StackedSelfAttentionEncoder(self, input_dim:int, hidden_dim:int, projection_dim:int, feedforward_hidden_dim:int, num_layers:int, num_attention_heads:int, use_positional_encoding:bool=True, dropout_prob:float=0.1, residual_dropout_prob:float=0.2, attention_dropout_prob:float=0.1) -> None

Implements a stacked self-attention encoder similar to the Transformer architecture in [Attention is all you Need] (

This encoder combines 3 layers in a 'block':

  1. A 2 layer FeedForward network.
  2. Multi-headed self attention, which uses 2 learnt linear projections to perform a dot-product similarity between every pair of elements scaled by the square root of the sequence length.
  3. Layer Normalisation.

These are then stacked into num_layers layers.


  • input_dim : int, required. The input dimension of the encoder.
  • hidden_dim : int, required. The hidden dimension used for the input to self attention layers and the output from the feedforward layers.
  • projection_dim : int, required. The dimension of the linear projections for the self-attention layers.
  • feedforward_hidden_dim : int, required. The middle dimension of the FeedForward network. The input and output dimensions are fixed to ensure sizes match up for the self attention layers.
  • num_layers : int, required. The number of stacked self attention -> feedfoward -> layer normalisation blocks.
  • num_attention_heads : int, required.

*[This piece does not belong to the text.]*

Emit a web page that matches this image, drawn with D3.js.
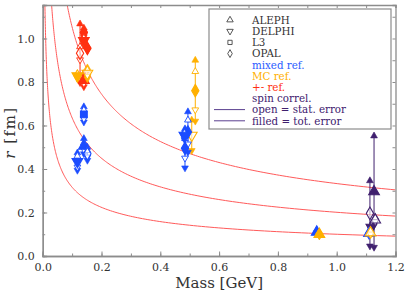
<!DOCTYPE html>
<html><head><meta charset="utf-8">
<script src="https://cdn.jsdelivr.net/npm/d3@7"></script>
<style>
html,body{margin:0;padding:0;background:#fff;}
svg{display:block;}
</style></head>
<body>
<svg id="chart" width="405" height="292"></svg>
<script>
// ---------- data ----------
const xTicks = [0.0, 0.2, 0.4, 0.6, 0.8, 1.0, 1.2];
const yTicks = [0.0, 0.2, 0.4, 0.6, 0.8, 1.0];
const curveConst = [0.100, 0.201, 0.333];          // r = c / sqrt(M)
const experiments = ["ALEPH", "DELPHI", "L3", "OPAL"];
const methods = ["mixed ref.", "MC ref.", "+- ref.", "spin correl."];
const methodColors = ["#1b4cff", "#ffb000", "#ff3010", "#40206e"];
const legendNotes = ["open = stat. error", "filled = tot. error"];

// measurements (plotted mass slightly offset for visibility)
const ptMass   = [0.127, 0.140, 0.140, 0.152, 0.140, 0.118, 0.152,
                  0.140, 0.140, 0.152, 0.118,
                  0.519, 0.507, 0.494, 0.484, 0.482,
                  0.932, 0.941,
                  1.127, 1.113, 1.118, 1.131, 1.110, 1.115];
const ptR      = [0.932, 1.028, 0.990, 0.955, 0.808, 0.828, 0.840,
                  0.651, 0.505, 0.470, 0.434,
                  0.760, 0.555, 0.570, 0.495, 0.555,
                  0.110, 0.100,
                  0.296, 0.196, 0.132, 0.166, 0.104, 0.107];
const ptStat   = [0.030, 0.010, 0.012, 0.005, 0.015, 0.008, 0.015,
                  0.020, 0.015, 0.015, 0.025,
                  0.088, 0.000, 0.055, 0.045, 0.010,
                  0.004, 0.004,
                  0.000, 0.000, 0.008, 0.008, 0.006, 0.006];
const ptTot    = [0.135, 0.020, 0.020, 0.010, 0.030, 0.012, 0.025,
                  0.035, 0.035, 0.030, 0.040,
                  0.140, 0.070, 0.093, 0.090, 0.020,
                  0.008, 0.008,
                  0.256, 0.150, 0.012, 0.012, 0.010, 0.010];
const ptExp    = [3, 3, 1, 3, 0, 1, 1,
                  2, 0, 3, 1,
                  3, 1, 3, 3, 1,
                  0, 0,
                  0, 3, 1, 0, 0, 0];
const ptMethod = [2, 2, 2, 2, 2, 1, 1,
                  0, 0, 0, 0,
                  1, 1, 0, 0, 0,
                  0, 1,
                  3, 3, 3, 3, 0, 1];
const ptFilled = [false, true, true, true, true, true, false,
                  true, true, false, true,
                  true, false, true, true, true,
                  true, true,
                  true, false, true, false, false, false];

// ---------- layout ----------
const svg = d3.select("#chart");
const L = 42.7, R = 395.5, T = 5, B = 256;
const x = d3.scaleLinear().domain([0, 1.2]).range([L, R]);
const y = d3.scaleLinear().domain([0, 1.154]).range([B, T]);
const axisColor = "#8c8c8c";
const tickFont = "DejaVu Serif, serif";

svg.append("defs").append("clipPath").attr("id", "clip")
  .append("rect").attr("x", L).attr("y", T).attr("width", R - L).attr("height", B - T);

// ---------- curves ----------
const curveG = svg.append("g").attr("clip-path", "url(#clip)");
curveConst.forEach(c => {
  const mStart = Math.pow(c / 1.2, 2);
  const ms = d3.range(0, 201).map(i => mStart * Math.pow(1.2 / mStart, i / 200));
  const line = d3.line().x(m => x(m)).y(m => y(c / Math.sqrt(m)));
  curveG.append("path").attr("d", line(ms))
    .attr("fill", "none").attr("stroke", "#ff5a5a").attr("stroke-width", 1);
});

// ---------- axes ----------
const minorX = d3.range(0, 1.2001, 0.1);
const minorY = d3.range(0, 1.1501, 0.1);
function styleAxis(g) {
  g.select(".domain").attr("stroke", axisColor).attr("stroke-width", 1.3);
  g.selectAll(".tick line").attr("stroke", axisColor).attr("stroke-width", 1);
  g.selectAll(".tick text").attr("fill", "#333").attr("font-family", tickFont).attr("font-size", 11);
}
svg.append("g").attr("transform", `translate(0,${B})`)
  .call(d3.axisBottom(x).tickValues(minorX).tickSize(-2.5).tickFormat("")).call(styleAxis);
svg.append("g").attr("transform", `translate(0,${B})`)
  .call(d3.axisBottom(x).tickValues(xTicks).tickSize(-4.5).tickPadding(7).tickFormat(d3.format(".1f"))).call(styleAxis);
svg.append("g").attr("transform", `translate(0,${T})`)
  .call(d3.axisTop(x).tickValues(minorX).tickSize(-3).tickFormat("")).call(styleAxis);
svg.append("g").attr("transform", `translate(${L},0)`)
  .call(d3.axisLeft(y).tickValues(minorY).tickSize(-2.5).tickFormat("")).call(styleAxis);
svg.append("g").attr("transform", `translate(${L},0)`)
  .call(d3.axisLeft(y).tickValues(yTicks).tickSize(-4.5).tickPadding(8).tickFormat(d3.format(".1f"))).call(styleAxis);
svg.append("g").attr("transform", `translate(${R},0)`)
  .call(d3.axisRight(y).tickValues(minorY).tickSize(-3).tickFormat("")).call(styleAxis);

// axis titles
svg.append("text").attr("x", (L + R) / 2).attr("y", 288).attr("text-anchor", "middle")
  .attr("font-family", tickFont).attr("font-size", 15).attr("fill", "#333").text("Mass [GeV]");
const yl = svg.append("text").attr("transform", `translate(15,${(T + B) / 2 + 2}) rotate(-90)`)
  .attr("text-anchor", "middle").attr("font-family", tickFont).attr("font-size", 15)
  .attr("letter-spacing", 1.5).attr("fill", "#333");
yl.append("tspan").attr("font-style", "italic").text("r");
yl.append("tspan").text(" [fm]");

// ---------- markers ----------
const shapeOf = [d3.symbolTriangle, d3.symbolTriangle, d3.symbolSquare, d3.symbolDiamond];
const rotOf = [0, 180, 0, 0];
const sizeOf = [50, 50, 46, 46];
const ptsG = svg.append("g").attr("clip-path", "url(#clip)");
const idx = d3.range(ptMass.length);
const capSym = d3.symbol().type(d3.symbolTriangle).size(20);

idx.forEach(i => {
  const col = methodColors[ptMethod[i]];
  const cx = x(ptMass[i]);
  const g = ptsG.append("g");
  const lo = ptR[i] - ptTot[i], hi = ptR[i] + ptTot[i];
  g.append("line").attr("x1", cx).attr("x2", cx).attr("y1", y(lo)).attr("y2", y(hi))
    .attr("stroke", col).attr("stroke-width", 1);
  // total error caps (filled)
  [[hi, 0], [lo, 180]].forEach(([v, rot]) => {
    g.append("path").attr("d", capSym()).attr("transform", `translate(${cx},${y(v)}) rotate(${rot})`)
      .attr("fill", col).attr("stroke", col).attr("stroke-width", 0.6);
  });
  // stat error caps (open)
  if (ptStat[i] > 0) {
    [[ptR[i] + ptStat[i], 0], [ptR[i] - ptStat[i], 180]].forEach(([v, rot]) => {
      g.append("path").attr("d", capSym()).attr("transform", `translate(${cx},${y(v)}) rotate(${rot})`)
        .attr("fill", "#fff").attr("stroke", col).attr("stroke-width", 0.9);
    });
  }
  const e = ptExp[i];
  g.append("path").attr("d", d3.symbol().type(shapeOf[e]).size(sizeOf[e])())
    .attr("transform", `translate(${cx},${y(ptR[i])}) rotate(${rotOf[e]})`)
    .attr("fill", ptFilled[i] ? col : "#fff").attr("fill-opacity", ptFilled[i] ? 1 : 0.6)
    .attr("stroke", col).attr("stroke-width", 1.1);
});

// ---------- legend ----------
const lg = svg.append("g");
lg.append("rect").attr("x", 209).attr("y", 9).attr("width", 182).attr("height", 120)
  .attr("fill", "#fff").attr("stroke", axisColor).attr("stroke-width", 1.2);
const rowY = i => 20 + i * 11.2;
const legFont = "DejaVu Serif, serif";
experiments.forEach((name, i) => {
  lg.append("path").attr("d", d3.symbol().type(shapeOf[i]).size(18)())
    .attr("transform", `translate(230,${rowY(i)}) rotate(${rotOf[i]})`)
    .attr("fill", "none").attr("stroke", "#444").attr("stroke-width", 0.9);
  lg.append("text").attr("x", 252).attr("y", rowY(i) + 3.8).attr("font-family", legFont)
    .attr("font-size", 10.3).attr("fill", "#333").text(name);
});
methods.forEach((name, i) => {
  const row = 4 + i;
  lg.append("text").attr("x", 252).attr("y", rowY(row) + 3.8).attr("font-family", legFont)
    .attr("font-size", 10.3).attr("fill", i === 1 ? "#ffb000" : (i === 0 ? "#2a5cff" : methodColors[i]))
    .text(name);
});
legendNotes.forEach((name, i) => {
  const row = 8 + i;
  lg.append("line").attr("x1", 214).attr("x2", 245).attr("y1", rowY(row)).attr("y2", rowY(row))
    .attr("stroke", "#5a3f8f").attr("stroke-width", 1);
  lg.append("text").attr("x", 252).attr("y", rowY(row) + 3.8).attr("font-family", legFont)
    .attr("font-size", 10.3).attr("fill", "#40206e").text(name);
});
</script>
</body></html>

The number of attention heads to use per layer.
  • use_positional_encoding : bool, optional, (default = True) Whether to add sinusoidal frequencies to the input tensor. This is strongly recommended, as without this feature, the self attention layers have no idea of absolute or relative position (as they are just computing pairwise similarity between vectors of elements), which can be important features for many tasks.
  • dropout_prob : float, optional, (default = 0.1) The dropout probability for the feedforward network.
  • residual_dropout_prob : float, optional, (default = 0.2) The dropout probability for the residual connections.
  • attention_dropout_prob : float, optional, (default = 0.1) The dropout probability for the attention distributions in each attention layer.


StackedSelfAttentionEncoder.get_input_dim(self) -> int

Returns the dimension of the vector input for each element in the sequence input to a Seq2SeqEncoder. This is not the shape of the input tensor, but the last element of that shape.


StackedSelfAttentionEncoder.get_output_dim(self) -> int

Returns the dimension of each vector in the sequence output by this Seq2SeqEncoder. This is not the shape of the returned tensor, but the last element of that shape.



Returns True if this encoder is bidirectional. If so, we assume the forward direction of the encoder is the first half of the final dimension, and the backward direction is the second half.


StackedSelfAttentionEncoder.forward(self, inputs:torch.Tensor, mask:torch.Tensor)

Defines the computation performed at every call.

Should be overridden by all subclasses.

.. note:: Although the recipe for forward pass needs to be defined within this function, one should call the :class:Module instance afterwards instead of this since the former takes care of running the registered hooks while the latter silently ignores them.